-- Start DATA PROVIDED --
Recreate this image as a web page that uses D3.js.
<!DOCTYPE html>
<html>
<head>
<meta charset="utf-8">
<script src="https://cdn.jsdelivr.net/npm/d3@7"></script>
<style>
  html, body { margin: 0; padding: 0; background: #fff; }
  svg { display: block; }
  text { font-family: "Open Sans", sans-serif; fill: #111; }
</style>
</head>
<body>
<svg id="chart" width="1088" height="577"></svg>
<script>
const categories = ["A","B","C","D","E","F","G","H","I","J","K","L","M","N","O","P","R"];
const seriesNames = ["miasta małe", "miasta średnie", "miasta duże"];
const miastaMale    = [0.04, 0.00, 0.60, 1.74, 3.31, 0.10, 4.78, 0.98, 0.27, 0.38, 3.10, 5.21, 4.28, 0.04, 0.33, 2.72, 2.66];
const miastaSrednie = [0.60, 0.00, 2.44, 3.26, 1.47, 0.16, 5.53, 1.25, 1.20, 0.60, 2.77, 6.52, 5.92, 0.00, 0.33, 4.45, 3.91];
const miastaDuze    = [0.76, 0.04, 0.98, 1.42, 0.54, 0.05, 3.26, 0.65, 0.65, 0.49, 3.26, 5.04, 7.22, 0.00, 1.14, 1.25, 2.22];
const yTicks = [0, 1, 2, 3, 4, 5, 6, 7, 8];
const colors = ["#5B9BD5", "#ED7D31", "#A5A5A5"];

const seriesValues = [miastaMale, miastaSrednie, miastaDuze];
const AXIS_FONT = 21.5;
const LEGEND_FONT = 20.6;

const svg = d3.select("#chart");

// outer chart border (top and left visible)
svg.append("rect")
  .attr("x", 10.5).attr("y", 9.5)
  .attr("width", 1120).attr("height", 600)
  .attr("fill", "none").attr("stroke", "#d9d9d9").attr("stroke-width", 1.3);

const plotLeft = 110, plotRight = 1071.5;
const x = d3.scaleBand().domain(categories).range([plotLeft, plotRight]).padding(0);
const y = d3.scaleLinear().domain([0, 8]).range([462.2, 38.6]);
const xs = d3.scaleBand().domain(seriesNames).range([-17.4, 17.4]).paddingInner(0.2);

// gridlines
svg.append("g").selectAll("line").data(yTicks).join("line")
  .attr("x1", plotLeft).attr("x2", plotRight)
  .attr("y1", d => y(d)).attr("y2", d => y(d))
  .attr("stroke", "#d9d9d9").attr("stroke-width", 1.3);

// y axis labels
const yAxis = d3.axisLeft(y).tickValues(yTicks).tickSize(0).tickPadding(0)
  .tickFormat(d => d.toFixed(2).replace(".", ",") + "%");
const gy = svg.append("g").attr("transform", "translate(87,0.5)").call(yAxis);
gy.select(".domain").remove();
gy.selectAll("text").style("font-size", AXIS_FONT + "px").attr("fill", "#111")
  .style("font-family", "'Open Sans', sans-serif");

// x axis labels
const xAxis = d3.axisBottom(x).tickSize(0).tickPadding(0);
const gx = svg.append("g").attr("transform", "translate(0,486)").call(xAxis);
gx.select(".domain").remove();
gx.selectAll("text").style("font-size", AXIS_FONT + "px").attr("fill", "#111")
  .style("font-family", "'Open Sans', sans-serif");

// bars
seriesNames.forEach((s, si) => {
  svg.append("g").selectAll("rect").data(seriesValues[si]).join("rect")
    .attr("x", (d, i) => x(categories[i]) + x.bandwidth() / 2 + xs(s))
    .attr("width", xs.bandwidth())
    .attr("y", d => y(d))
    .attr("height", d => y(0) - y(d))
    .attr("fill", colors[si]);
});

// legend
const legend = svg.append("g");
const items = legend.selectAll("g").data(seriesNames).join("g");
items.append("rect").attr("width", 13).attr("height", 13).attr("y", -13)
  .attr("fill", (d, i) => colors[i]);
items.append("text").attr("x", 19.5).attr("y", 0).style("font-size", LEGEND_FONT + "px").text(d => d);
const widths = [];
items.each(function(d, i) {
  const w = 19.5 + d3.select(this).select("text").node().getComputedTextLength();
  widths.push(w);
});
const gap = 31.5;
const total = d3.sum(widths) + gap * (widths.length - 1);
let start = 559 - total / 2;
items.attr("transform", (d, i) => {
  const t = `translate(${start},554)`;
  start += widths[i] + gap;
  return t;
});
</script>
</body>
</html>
-- End DATA PROVIDED --
-- Start DATA PROVIDED --
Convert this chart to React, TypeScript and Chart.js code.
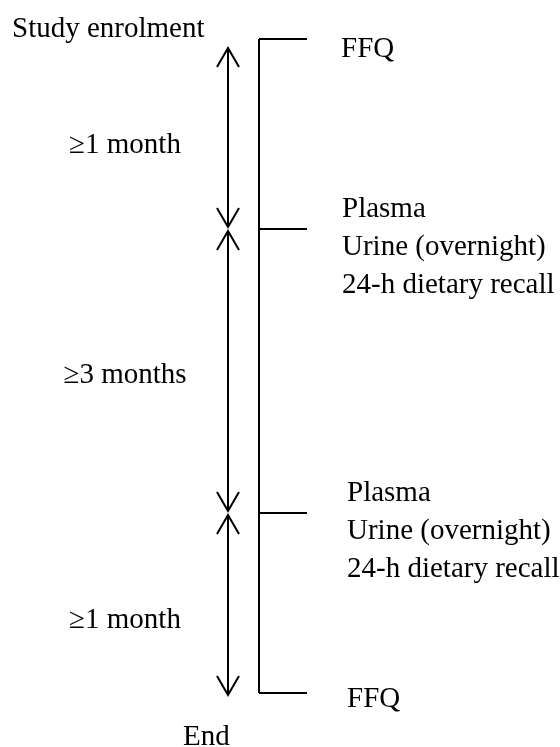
-- End DATA PROVIDED --
Find each line in the records holding the string "chart" and show it.

- _THE ANSWER_
<svg id="chart" width="1088" height="577"></svg>
const svg = d3.select("#chart");
// outer chart border (top and left visible)
Convert this chart to React, TypeScript and Chart.js code.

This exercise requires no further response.